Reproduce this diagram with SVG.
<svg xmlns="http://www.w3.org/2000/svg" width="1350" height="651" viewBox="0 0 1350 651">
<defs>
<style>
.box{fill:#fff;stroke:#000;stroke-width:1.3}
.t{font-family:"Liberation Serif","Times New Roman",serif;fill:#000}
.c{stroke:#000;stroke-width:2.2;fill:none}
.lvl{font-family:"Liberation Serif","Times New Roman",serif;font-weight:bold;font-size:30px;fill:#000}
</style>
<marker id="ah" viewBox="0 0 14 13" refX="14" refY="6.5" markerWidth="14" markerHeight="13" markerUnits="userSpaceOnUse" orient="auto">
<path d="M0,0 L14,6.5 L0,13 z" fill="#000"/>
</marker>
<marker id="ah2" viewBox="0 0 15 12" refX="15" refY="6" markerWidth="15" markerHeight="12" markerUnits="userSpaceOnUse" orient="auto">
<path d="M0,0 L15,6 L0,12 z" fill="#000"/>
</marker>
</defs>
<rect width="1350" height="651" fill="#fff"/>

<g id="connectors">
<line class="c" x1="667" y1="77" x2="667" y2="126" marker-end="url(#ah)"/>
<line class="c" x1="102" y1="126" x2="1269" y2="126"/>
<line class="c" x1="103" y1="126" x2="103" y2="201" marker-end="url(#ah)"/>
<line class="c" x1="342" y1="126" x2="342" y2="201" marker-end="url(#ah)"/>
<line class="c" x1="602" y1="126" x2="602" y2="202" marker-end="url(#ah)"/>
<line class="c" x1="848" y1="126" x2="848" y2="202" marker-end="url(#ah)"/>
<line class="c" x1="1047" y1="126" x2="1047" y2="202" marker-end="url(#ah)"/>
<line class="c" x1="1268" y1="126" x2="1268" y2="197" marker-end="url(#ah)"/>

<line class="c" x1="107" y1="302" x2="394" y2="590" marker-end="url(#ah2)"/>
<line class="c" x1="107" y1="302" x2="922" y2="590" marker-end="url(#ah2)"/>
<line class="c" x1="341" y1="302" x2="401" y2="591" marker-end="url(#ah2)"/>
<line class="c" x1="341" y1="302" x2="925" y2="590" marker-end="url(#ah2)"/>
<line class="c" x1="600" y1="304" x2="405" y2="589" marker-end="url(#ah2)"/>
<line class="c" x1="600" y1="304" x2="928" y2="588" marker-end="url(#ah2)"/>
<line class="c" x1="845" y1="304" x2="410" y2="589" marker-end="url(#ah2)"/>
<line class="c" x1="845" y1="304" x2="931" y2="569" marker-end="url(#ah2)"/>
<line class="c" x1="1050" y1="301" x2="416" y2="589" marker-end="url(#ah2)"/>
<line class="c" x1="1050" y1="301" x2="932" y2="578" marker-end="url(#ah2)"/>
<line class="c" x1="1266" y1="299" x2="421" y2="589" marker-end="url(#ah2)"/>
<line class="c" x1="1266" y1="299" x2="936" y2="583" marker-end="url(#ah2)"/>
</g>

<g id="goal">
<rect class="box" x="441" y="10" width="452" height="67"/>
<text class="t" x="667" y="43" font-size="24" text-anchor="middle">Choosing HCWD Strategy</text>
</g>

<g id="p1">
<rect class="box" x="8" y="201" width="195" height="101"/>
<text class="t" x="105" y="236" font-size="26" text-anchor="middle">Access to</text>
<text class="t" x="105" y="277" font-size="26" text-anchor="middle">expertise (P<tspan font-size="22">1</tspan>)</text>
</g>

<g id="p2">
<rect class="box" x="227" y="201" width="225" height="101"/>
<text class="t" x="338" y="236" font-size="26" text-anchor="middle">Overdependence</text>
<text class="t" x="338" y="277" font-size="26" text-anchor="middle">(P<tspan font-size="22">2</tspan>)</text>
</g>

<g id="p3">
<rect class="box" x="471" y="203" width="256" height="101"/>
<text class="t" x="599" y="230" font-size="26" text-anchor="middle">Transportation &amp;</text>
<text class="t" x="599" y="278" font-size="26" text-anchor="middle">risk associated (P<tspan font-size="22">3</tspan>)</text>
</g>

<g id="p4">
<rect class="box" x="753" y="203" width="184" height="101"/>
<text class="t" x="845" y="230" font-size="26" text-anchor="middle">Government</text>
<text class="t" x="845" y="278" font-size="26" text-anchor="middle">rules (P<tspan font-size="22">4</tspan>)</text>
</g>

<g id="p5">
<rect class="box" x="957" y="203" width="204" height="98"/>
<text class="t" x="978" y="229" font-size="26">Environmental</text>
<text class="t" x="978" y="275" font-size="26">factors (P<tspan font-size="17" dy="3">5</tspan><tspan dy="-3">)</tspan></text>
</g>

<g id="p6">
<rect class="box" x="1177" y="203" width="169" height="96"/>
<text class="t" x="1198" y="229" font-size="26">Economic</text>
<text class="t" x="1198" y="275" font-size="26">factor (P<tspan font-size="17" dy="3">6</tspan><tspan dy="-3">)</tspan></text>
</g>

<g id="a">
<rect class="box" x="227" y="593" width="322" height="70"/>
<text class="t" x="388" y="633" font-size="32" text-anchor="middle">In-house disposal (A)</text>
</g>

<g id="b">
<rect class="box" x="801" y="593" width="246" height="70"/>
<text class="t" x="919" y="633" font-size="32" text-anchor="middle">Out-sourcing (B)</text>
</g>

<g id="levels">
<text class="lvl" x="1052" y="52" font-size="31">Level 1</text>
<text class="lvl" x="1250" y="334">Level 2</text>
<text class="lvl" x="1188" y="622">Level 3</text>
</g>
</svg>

===============

▸ TASK TO CARRY OUT
Reproduce each line verbatim.

▸ RESULT BELOW
Reproduce this diagram with SVG.
<svg xmlns="http://www.w3.org/2000/svg" width="1350" height="651" viewBox="0 0 1350 651">
<defs>
<style>
.box{fill:#fff;stroke:#000;stroke-width:1.3}
.t{font-family:"Liberation Serif","Times New Roman",serif;fill:#000}
.c{stroke:#000;stroke-width:2.2;fill:none}
.lvl{font-family:"Liberation Serif","Times New Roman",serif;font-weight:bold;font-size:30px;fill:#000}
</style>
<marker id="ah" viewBox="0 0 14 13" refX="14" refY="6.5" markerWidth="14" markerHeight="13" markerUnits="userSpaceOnUse" orient="auto">
<path d="M0,0 L14,6.5 L0,13 z" fill="#000"/>
</marker>
<marker id="ah2" viewBox="0 0 15 12" refX="15" refY="6" markerWidth="15" markerHeight="12" markerUnits="userSpaceOnUse" orient="auto">
<path d="M0,0 L15,6 L0,12 z" fill="#000"/>
</marker>
</defs>
<rect width="1350" height="651" fill="#fff"/>

<g id="connectors">
<line class="c" x1="667" y1="77" x2="667" y2="126" marker-end="url(#ah)"/>
<line class="c" x1="102" y1="126" x2="1269" y2="126"/>
<line class="c" x1="103" y1="126" x2="103" y2="201" marker-end="url(#ah)"/>
<line class="c" x1="342" y1="126" x2="342" y2="201" marker-end="url(#ah)"/>
<line class="c" x1="602" y1="126" x2="602" y2="202" marker-end="url(#ah)"/>
<line class="c" x1="848" y1="126" x2="848" y2="202" marker-end="url(#ah)"/>
<line class="c" x1="1047" y1="126" x2="1047" y2="202" marker-end="url(#ah)"/>
<line class="c" x1="1268" y1="126" x2="1268" y2="197" marker-end="url(#ah)"/>

<line class="c" x1="107" y1="302" x2="394" y2="590" marker-end="url(#ah2)"/>
<line class="c" x1="107" y1="302" x2="922" y2="590" marker-end="url(#ah2)"/>
<line class="c" x1="341" y1="302" x2="401" y2="591" marker-end="url(#ah2)"/>
<line class="c" x1="341" y1="302" x2="925" y2="590" marker-end="url(#ah2)"/>
<line class="c" x1="600" y1="304" x2="405" y2="589" marker-end="url(#ah2)"/>
<line class="c" x1="600" y1="304" x2="928" y2="588" marker-end="url(#ah2)"/>
<line class="c" x1="845" y1="304" x2="410" y2="589" marker-end="url(#ah2)"/>
<line class="c" x1="845" y1="304" x2="931" y2="569" marker-end="url(#ah2)"/>
<line class="c" x1="1050" y1="301" x2="416" y2="589" marker-end="url(#ah2)"/>
<line class="c" x1="1050" y1="301" x2="932" y2="578" marker-end="url(#ah2)"/>
<line class="c" x1="1266" y1="299" x2="421" y2="589" marker-end="url(#ah2)"/>
<line class="c" x1="1266" y1="299" x2="936" y2="583" marker-end="url(#ah2)"/>
</g>

<g id="goal">
<rect class="box" x="441" y="10" width="452" height="67"/>
<text class="t" x="667" y="43" font-size="24" text-anchor="middle">Choosing HCWD Strategy</text>
</g>

<g id="p1">
<rect class="box" x="8" y="201" width="195" height="101"/>
<text class="t" x="105" y="236" font-size="26" text-anchor="middle">Access to</text>
<text class="t" x="105" y="277" font-size="26" text-anchor="middle">expertise (P<tspan font-size="22">1</tspan>)</text>
</g>

<g id="p2">
<rect class="box" x="227" y="201" width="225" height="101"/>
<text class="t" x="338" y="236" font-size="26" text-anchor="middle">Overdependence</text>
<text class="t" x="338" y="277" font-size="26" text-anchor="middle">(P<tspan font-size="22">2</tspan>)</text>
</g>

<g id="p3">
<rect class="box" x="471" y="203" width="256" height="101"/>
<text class="t" x="599" y="230" font-size="26" text-anchor="middle">Transportation &amp;</text>
<text class="t" x="599" y="278" font-size="26" text-anchor="middle">risk associated (P<tspan font-size="22">3</tspan>)</text>
</g>

<g id="p4">
<rect class="box" x="753" y="203" width="184" height="101"/>
<text class="t" x="845" y="230" font-size="26" text-anchor="middle">Government</text>
<text class="t" x="845" y="278" font-size="26" text-anchor="middle">rules (P<tspan font-size="22">4</tspan>)</text>
</g>

<g id="p5">
<rect class="box" x="957" y="203" width="204" height="98"/>
<text class="t" x="978" y="229" font-size="26">Environmental</text>
<text class="t" x="978" y="275" font-size="26">factors (P<tspan font-size="17" dy="3">5</tspan><tspan dy="-3">)</tspan></text>
</g>

<g id="p6">
<rect class="box" x="1177" y="203" width="169" height="96"/>
<text class="t" x="1198" y="229" font-size="26">Economic</text>
<text class="t" x="1198" y="275" font-size="26">factor (P<tspan font-size="17" dy="3">6</tspan><tspan dy="-3">)</tspan></text>
</g>

<g id="a">
<rect class="box" x="227" y="593" width="322" height="70"/>
<text class="t" x="388" y="633" font-size="32" text-anchor="middle">In-house disposal (A)</text>
</g>

<g id="b">
<rect class="box" x="801" y="593" width="246" height="70"/>
<text class="t" x="919" y="633" font-size="32" text-anchor="middle">Out-sourcing (B)</text>
</g>

<g id="levels">
<text class="lvl" x="1052" y="52" font-size="31">Level 1</text>
<text class="lvl" x="1250" y="334">Level 2</text>
<text class="lvl" x="1188" y="622">Level 3</text>
</g>
</svg>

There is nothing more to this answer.